**Written problem:**
All lines featuring the string "that" are to be listed.

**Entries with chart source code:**

** BEGIN **

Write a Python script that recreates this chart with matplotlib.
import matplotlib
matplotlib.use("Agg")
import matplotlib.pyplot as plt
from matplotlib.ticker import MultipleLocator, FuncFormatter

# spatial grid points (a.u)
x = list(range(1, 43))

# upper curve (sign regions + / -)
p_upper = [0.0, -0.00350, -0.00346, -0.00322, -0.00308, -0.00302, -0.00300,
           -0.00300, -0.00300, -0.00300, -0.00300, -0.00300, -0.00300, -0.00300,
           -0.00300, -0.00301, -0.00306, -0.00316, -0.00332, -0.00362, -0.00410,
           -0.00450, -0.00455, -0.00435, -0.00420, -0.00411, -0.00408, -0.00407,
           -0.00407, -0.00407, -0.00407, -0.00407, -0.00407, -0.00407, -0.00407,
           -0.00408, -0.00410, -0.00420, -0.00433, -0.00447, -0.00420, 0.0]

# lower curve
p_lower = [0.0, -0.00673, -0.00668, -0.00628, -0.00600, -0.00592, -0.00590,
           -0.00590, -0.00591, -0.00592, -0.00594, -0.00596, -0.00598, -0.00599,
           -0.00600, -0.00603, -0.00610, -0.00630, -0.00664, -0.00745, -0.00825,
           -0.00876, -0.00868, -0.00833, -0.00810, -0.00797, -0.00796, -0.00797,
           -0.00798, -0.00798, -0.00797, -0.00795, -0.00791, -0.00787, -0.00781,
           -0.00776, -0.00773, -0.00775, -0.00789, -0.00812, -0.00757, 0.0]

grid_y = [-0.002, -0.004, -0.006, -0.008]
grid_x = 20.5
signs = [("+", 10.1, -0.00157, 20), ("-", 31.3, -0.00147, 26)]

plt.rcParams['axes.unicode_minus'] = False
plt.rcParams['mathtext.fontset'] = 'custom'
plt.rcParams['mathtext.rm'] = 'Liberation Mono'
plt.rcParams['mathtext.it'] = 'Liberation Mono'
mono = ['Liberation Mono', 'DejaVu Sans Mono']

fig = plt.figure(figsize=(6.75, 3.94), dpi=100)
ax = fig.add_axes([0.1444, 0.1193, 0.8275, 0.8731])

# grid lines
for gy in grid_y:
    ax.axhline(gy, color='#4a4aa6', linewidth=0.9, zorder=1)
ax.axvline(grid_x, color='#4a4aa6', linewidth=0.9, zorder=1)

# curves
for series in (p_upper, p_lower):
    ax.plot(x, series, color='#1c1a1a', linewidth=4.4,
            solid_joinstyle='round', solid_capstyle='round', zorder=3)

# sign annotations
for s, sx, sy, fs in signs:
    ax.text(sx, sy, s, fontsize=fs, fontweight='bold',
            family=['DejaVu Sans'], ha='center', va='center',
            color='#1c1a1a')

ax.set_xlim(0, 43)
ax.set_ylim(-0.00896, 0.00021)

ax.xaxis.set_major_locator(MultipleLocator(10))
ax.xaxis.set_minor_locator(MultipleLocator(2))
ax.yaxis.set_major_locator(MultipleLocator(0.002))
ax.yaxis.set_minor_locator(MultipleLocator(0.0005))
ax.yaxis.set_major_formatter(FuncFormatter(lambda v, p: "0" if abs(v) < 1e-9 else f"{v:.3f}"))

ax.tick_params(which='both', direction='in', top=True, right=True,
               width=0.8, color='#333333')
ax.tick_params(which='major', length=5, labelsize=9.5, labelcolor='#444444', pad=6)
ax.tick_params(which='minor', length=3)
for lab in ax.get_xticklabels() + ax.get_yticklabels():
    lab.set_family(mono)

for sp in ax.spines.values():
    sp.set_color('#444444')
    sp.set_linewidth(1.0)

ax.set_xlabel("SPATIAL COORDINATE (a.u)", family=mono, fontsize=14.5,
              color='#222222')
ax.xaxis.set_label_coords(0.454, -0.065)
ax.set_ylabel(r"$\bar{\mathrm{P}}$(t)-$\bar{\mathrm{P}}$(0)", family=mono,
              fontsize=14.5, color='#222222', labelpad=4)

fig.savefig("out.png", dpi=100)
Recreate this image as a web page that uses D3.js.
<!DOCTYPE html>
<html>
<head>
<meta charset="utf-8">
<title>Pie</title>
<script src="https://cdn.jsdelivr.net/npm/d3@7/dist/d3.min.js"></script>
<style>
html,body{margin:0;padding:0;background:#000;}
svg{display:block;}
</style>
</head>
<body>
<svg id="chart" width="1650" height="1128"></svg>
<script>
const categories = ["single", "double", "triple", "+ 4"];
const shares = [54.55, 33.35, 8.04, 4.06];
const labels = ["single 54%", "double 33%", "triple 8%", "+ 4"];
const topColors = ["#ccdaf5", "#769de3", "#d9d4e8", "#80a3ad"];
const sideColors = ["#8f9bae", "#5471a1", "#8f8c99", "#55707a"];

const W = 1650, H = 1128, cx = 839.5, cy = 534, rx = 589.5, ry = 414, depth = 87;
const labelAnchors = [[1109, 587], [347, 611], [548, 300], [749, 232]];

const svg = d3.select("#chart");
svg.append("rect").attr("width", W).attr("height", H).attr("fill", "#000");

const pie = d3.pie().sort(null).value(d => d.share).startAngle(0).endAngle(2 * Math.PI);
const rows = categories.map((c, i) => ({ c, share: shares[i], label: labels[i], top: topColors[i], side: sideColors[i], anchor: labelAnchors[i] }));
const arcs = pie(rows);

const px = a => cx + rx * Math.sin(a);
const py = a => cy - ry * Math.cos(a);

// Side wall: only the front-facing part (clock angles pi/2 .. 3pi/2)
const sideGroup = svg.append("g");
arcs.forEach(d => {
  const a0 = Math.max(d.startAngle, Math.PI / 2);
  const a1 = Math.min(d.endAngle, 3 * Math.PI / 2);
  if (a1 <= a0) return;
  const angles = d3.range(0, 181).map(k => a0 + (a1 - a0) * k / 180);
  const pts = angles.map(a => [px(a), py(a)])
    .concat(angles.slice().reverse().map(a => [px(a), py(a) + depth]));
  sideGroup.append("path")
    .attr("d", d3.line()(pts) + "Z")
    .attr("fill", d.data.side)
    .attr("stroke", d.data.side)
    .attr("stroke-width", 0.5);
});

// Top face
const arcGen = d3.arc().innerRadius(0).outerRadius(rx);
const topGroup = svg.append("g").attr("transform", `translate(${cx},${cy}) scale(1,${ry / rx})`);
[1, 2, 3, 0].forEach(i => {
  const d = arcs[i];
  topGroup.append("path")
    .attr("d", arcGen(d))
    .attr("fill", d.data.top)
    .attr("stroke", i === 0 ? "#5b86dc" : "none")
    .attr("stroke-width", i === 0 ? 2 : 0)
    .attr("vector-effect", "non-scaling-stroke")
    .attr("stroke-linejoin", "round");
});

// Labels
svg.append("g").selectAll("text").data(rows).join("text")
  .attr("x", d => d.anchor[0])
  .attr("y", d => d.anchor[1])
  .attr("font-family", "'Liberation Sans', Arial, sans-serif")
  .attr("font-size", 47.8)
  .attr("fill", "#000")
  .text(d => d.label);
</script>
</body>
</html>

** END **

**Result for this task:**
Write a Python script that recreates this chart with matplotlib.
Recreate this image as a web page that uses D3.js.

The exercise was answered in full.